Work to do — Tally the lines below that contain "diagram". The number is the whole answer.

— START OF Given data —

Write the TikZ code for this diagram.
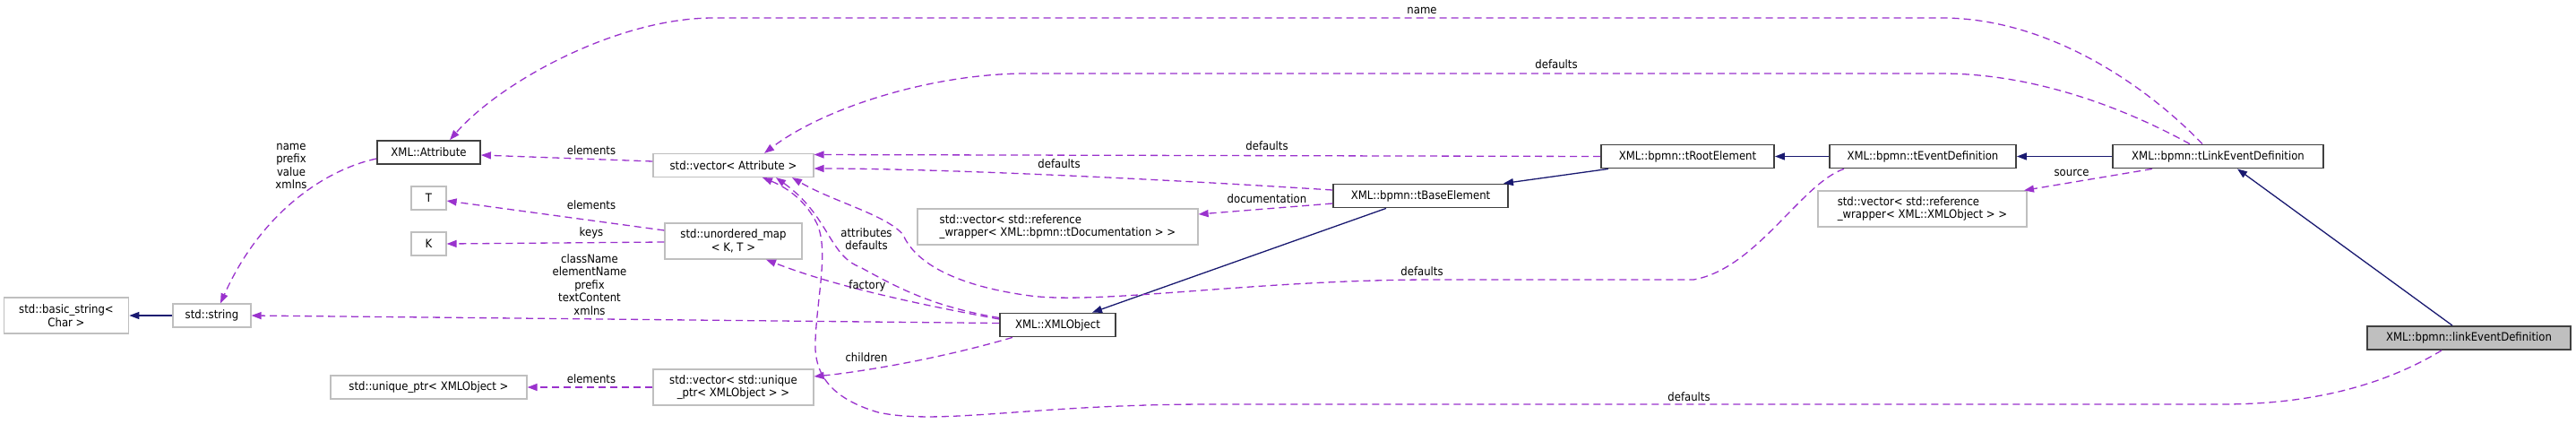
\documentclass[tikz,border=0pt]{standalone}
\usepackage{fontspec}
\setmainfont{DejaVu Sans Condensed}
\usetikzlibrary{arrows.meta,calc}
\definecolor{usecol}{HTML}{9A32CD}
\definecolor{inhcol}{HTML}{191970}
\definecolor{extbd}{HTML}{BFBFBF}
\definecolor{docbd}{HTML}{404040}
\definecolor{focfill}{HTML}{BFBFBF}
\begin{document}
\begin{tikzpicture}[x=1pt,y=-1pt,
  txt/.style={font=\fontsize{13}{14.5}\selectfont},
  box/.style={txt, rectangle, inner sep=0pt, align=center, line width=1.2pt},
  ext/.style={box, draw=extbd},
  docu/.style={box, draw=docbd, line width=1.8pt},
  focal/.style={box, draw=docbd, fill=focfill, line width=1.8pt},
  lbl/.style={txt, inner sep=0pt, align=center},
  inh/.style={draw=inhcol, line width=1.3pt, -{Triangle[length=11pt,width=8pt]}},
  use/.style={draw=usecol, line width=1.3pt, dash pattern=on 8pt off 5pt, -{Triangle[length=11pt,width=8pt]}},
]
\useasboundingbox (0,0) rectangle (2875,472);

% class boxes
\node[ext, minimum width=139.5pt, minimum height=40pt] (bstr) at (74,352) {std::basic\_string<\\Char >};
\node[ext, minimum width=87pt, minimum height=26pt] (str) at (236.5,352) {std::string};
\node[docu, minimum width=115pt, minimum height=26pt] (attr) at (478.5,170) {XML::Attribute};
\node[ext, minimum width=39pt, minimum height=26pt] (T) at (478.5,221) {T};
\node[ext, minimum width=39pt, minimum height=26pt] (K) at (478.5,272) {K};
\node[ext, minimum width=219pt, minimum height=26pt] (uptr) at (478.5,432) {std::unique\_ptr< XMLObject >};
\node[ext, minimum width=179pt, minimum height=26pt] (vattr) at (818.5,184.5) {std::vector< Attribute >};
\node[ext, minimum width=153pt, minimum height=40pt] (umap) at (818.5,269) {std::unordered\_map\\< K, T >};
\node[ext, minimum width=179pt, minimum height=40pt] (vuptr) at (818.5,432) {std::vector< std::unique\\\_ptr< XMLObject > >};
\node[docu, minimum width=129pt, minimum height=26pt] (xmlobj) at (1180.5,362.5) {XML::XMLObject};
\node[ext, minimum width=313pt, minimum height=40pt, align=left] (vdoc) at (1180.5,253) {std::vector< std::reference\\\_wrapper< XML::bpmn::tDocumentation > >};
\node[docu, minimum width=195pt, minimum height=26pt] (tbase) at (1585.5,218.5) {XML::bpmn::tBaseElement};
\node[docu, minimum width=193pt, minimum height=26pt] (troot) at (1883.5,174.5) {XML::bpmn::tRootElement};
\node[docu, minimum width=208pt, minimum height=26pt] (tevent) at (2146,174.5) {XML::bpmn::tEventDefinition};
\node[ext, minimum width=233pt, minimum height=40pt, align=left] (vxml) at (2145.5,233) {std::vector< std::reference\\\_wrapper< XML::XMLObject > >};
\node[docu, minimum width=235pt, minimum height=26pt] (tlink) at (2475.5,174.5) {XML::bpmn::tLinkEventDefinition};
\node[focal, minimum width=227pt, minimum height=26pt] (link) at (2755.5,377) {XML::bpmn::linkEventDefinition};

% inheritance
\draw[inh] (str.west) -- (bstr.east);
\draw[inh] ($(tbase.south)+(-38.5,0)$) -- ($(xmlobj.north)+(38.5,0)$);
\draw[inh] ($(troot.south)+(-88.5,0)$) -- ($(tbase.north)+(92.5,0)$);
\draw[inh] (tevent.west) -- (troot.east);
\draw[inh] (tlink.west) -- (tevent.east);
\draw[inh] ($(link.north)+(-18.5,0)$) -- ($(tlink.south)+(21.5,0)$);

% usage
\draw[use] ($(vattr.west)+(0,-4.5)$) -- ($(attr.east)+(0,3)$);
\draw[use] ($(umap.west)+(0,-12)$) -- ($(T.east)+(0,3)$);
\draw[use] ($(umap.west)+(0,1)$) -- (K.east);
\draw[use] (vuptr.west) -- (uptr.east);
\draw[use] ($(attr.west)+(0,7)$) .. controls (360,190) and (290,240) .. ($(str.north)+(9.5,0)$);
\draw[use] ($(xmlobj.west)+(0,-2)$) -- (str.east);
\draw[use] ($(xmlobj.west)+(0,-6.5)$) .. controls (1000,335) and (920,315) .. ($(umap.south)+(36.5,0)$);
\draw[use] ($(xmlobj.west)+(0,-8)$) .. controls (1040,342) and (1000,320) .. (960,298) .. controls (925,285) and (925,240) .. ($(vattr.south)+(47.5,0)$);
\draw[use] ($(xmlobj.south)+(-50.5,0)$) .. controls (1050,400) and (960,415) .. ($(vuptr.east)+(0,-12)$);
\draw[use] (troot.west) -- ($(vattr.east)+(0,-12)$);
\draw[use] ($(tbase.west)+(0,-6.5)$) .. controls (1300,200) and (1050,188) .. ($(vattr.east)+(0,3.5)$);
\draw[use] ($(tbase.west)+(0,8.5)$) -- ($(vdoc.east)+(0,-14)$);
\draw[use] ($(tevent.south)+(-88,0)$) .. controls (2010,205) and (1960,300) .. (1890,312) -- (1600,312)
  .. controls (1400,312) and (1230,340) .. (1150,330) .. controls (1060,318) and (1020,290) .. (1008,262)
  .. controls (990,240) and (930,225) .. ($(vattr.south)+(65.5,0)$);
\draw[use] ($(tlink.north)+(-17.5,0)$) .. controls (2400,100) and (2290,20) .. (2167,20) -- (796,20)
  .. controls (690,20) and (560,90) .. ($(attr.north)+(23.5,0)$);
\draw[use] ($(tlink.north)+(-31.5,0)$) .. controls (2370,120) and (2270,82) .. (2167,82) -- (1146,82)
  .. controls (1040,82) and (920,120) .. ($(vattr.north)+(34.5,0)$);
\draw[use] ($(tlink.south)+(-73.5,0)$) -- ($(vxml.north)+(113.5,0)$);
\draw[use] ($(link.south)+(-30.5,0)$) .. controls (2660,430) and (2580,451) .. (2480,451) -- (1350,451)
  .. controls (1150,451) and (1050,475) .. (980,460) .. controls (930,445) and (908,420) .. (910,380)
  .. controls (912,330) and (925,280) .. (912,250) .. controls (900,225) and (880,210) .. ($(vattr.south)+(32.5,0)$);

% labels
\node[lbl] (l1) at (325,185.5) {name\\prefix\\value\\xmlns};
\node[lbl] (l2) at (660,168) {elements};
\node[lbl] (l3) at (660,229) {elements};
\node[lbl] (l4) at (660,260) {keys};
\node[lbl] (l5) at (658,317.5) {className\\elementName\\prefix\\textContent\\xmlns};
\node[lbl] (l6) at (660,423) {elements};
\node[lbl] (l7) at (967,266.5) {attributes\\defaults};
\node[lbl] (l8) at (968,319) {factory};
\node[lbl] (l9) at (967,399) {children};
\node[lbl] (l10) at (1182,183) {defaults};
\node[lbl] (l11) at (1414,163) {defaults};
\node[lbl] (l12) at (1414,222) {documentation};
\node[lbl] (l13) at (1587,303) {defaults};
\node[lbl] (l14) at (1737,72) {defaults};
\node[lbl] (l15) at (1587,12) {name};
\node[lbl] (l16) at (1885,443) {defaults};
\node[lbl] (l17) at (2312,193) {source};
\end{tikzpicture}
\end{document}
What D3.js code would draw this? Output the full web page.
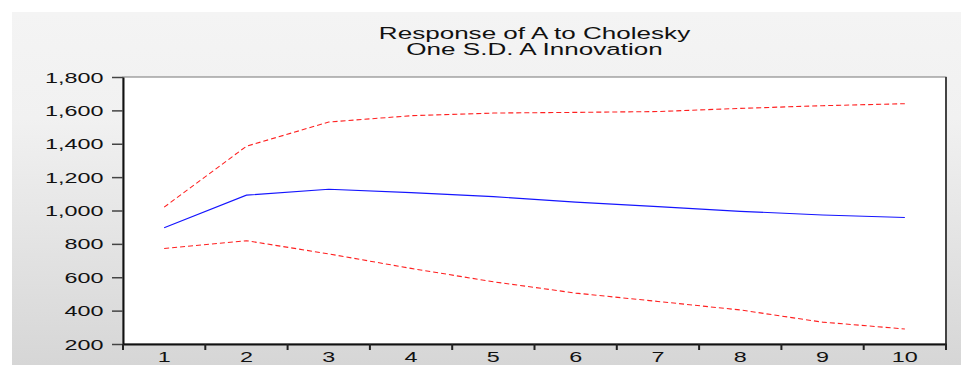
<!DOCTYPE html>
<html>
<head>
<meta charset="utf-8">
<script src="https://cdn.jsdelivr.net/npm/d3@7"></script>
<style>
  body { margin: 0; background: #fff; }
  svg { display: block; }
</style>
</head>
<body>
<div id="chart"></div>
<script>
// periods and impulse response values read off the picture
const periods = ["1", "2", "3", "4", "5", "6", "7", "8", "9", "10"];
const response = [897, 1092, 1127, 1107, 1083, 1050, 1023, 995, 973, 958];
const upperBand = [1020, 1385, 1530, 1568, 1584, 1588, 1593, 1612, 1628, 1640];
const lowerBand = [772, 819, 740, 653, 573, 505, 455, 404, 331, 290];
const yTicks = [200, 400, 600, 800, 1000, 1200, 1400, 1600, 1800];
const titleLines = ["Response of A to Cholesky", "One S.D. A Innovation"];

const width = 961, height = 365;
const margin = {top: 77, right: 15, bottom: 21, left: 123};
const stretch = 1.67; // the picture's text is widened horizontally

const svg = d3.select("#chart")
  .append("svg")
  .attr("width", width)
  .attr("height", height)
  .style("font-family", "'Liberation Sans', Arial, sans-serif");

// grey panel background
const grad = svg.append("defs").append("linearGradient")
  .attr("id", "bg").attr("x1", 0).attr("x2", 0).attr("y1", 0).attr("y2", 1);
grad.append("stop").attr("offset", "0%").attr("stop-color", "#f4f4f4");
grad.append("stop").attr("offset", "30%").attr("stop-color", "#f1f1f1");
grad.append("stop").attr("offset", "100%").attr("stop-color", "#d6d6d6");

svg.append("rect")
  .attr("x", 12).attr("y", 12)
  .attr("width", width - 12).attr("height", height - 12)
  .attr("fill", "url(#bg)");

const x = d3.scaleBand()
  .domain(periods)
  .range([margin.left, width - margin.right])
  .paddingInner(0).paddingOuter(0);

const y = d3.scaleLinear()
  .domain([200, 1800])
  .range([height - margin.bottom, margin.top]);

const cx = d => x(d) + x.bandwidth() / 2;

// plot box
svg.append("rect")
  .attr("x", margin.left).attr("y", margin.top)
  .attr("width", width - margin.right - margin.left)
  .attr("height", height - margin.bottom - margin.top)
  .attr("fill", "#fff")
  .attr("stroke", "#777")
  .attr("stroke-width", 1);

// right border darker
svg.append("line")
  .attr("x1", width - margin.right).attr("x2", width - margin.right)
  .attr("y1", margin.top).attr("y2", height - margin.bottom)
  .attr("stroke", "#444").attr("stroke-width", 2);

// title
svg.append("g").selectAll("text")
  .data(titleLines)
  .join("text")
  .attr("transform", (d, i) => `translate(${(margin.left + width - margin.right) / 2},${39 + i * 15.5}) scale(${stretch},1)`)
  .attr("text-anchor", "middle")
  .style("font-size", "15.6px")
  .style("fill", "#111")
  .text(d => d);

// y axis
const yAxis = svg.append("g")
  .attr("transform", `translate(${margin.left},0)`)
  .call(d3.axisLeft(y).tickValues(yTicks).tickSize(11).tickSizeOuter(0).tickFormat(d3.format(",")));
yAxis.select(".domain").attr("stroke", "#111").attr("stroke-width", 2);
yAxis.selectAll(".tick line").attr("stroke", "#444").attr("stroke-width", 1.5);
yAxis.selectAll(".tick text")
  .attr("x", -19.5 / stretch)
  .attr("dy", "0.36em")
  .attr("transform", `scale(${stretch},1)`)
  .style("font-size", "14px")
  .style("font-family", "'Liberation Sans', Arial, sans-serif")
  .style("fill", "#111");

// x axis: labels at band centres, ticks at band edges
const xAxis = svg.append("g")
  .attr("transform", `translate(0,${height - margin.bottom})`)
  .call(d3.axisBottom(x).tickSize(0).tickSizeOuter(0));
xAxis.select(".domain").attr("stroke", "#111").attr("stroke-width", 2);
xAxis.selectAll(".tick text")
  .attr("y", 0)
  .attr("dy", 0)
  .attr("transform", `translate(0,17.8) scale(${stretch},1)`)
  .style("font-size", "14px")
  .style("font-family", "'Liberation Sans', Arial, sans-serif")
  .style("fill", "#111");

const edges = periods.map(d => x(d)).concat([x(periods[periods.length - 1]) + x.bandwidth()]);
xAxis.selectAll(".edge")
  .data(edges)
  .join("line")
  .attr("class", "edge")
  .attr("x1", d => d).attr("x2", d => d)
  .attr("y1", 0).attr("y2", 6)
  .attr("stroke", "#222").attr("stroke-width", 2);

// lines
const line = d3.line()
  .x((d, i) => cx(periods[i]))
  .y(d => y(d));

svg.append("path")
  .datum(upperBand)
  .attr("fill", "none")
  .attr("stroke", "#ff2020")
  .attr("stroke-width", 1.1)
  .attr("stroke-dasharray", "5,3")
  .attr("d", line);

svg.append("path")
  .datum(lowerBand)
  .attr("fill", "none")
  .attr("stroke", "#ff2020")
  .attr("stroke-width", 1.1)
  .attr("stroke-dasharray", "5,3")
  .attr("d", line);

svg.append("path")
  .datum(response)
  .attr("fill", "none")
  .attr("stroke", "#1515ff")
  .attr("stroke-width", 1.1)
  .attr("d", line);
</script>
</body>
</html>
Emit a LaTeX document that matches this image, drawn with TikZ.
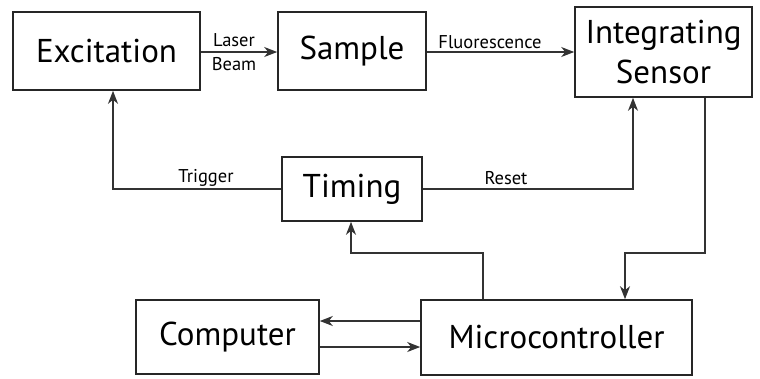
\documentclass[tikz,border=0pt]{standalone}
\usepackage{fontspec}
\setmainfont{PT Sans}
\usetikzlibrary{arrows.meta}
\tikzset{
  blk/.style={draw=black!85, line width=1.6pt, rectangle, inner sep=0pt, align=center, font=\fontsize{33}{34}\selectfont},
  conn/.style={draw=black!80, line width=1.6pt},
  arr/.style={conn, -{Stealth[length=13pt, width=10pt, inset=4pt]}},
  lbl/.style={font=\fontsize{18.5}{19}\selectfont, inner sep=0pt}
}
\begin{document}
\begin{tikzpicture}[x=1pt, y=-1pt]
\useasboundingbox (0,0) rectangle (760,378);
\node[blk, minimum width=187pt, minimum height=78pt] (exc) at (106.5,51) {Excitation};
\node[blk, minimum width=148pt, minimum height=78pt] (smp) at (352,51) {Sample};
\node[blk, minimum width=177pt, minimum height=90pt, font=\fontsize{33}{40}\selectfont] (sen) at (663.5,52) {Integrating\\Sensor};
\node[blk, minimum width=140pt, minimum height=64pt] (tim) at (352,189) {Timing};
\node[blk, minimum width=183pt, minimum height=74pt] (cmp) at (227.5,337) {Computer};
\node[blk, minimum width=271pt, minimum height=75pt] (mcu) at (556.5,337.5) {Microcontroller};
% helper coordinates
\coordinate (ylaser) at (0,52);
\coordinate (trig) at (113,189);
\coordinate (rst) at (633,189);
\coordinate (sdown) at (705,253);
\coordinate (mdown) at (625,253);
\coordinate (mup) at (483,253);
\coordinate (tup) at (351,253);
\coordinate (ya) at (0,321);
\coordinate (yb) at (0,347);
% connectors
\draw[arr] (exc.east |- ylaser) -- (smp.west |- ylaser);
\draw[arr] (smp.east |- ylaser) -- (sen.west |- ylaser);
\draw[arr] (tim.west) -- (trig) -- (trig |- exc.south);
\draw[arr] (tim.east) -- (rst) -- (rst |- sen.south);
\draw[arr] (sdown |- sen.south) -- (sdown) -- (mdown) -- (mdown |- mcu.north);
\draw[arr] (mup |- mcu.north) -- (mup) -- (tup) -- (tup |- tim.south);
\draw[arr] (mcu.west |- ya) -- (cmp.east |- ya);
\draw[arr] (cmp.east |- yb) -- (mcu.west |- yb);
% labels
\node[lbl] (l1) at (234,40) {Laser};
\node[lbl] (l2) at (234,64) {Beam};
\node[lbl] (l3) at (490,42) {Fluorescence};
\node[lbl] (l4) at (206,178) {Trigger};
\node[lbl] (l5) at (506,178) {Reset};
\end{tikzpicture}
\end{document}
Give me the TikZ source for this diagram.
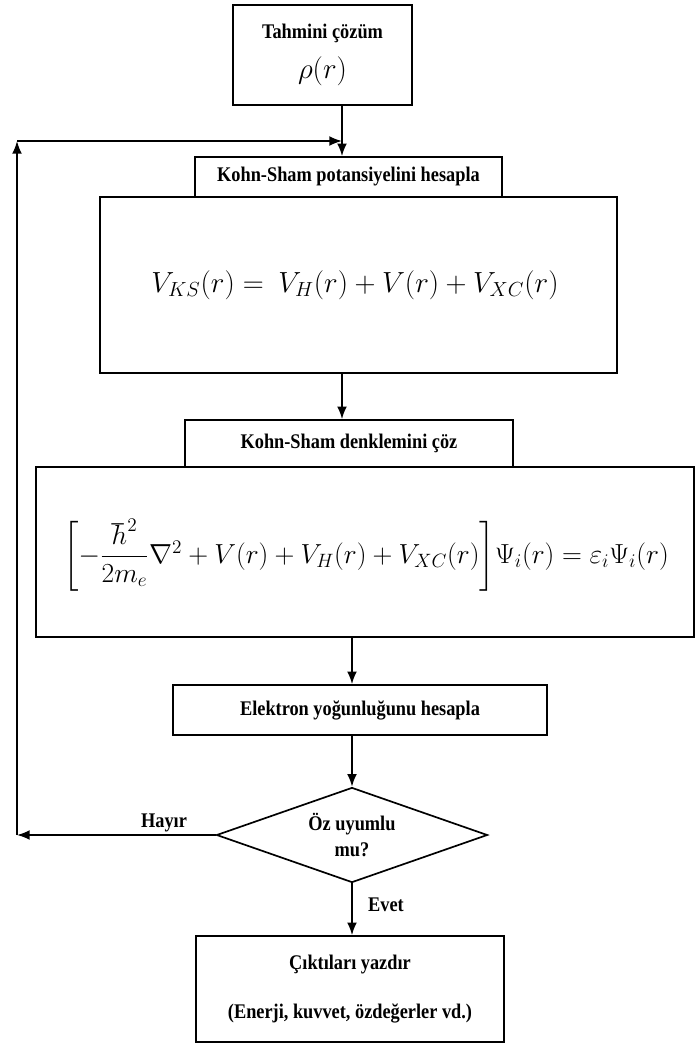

— END OF Given data —

Solution to the exercise — 2